Studio 60 failed in part because of the central dramatic thread. Harriet Hayes’ (Sarah Paulson) star turn had to live with ex-boyfriend Matt Albie (Matthew Perry) pitching up as her new boss. In The Newsroom, McAvoy’s punishment/reward for speaking his mind is that his show is now produced by his ex-girlfriend  Mackenzie MacHale (Emily Mortimer).

Career-oriented Don Kiefer (Thomas Sadoski) is at odds with the new regime on News Night and just wants to play it safe and by the book so he’s already preparing to jump ship. Not at all like play-it-safe, by-the-book Ricky Tahoe (Evan Handler) who leaves Studio 60 because of a personality clash with his new boss.

And if the “will they or won’t they?” tension between Josh and Donna Moss (Janel Maloney) was good enough for The West Wing then it’s sure as hell good enough for The Newsroom. The bickering and flirtation between Jim Harper (John Gallagher Jnr.) and Maggie Jordan (Allison Pill) has begun and it won’t end until … actually, it probably won’t end.

Which one of us gets to be Sam Seaborn?

The recognisable situations and Sorkin types actually lend the series more believability and comfort than The Newsroom’s big clever device. With the show set two years ago, the fictional news team will be covering real-life stories from the time. So episode one centres on the Gulf of Mexico oil spill, the Tea Party will be discussed and dissected and presumably by season two (already confirmed) we’ll be seeing how ACN would have covered the Arab Spring, Occupy Wall Street and why The Social Network didn’t win Best Picture in 2011.

It’s a conceit that Sorkin claims was intended to add realism but it backfires. While major plotlines in The West Wing were fictional, from the president’s MS to the election of a non-white Commander in Chief, they were believable. The Newsroom’s take on real-life events is handled in a manner that only highlights the artifice; we’ve seen the real coverage and the “in hindsight” jars with what we already knew.

The intentions are sound. Show a passionate, talented team without any agenda or spin covering the story as we would all love to see the news reported. All well and good. Highlighting where others failed by showing a fictional team report using information the writer gleaned from reports by the real media? Not quite fair.

The opening episode illustrates the point. We all know from extensive reports the significance of the BP oil spill and the system that allowed it to happen but on day one, it wasn’t a full story.

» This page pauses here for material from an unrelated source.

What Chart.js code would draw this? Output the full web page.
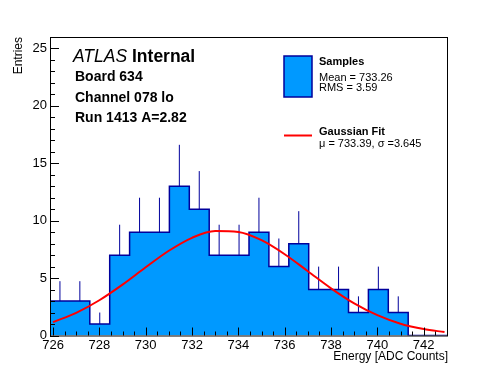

In The Newsroom, a report of an explosion is quickly interpreted by an underling who writes the show’s blog as potentially the biggest environmental disaster since the Exxon Valdez. Everyone runs with that. Within an hour, an intern promoted by accident to assistant and then promoted again for no apparent reason to Associate Producer uncovers information that nails the negligence and systematic failures that caused the accident.

The producer from the “old guard” wanted to ignore the story. “Look”, says The Newsroom “That’s the real media. Isn’t it disappointing?”

We can only be thankful that it wasn’t set in 2001 or we may have seen a passing cleaner predict a terrorist attack based on a report that air traffic control had lost contact with a plane.

With this plot device, we’ll be able to call the election perfectly.

It’s flawed and it’s a little predictable (what am I bet that the mention of MacKenzie’s physical and emotional exhaustion from working in warzones leads to a Josh Lyman type PTSD episode?) but, bizarrely, it remains watchable.

Maybe it’s because all the pointers to previous shows identify the journalists as idealists already. Maybe it’s because there are jokes that work and political points that resonate and everyone wants to see thorough, searching news reports.

Or maybe it’s because for all the flaws, Sorkin playing his greatest hits is better than watching most other dramas. And certainly more entertaining than watching real-life American news.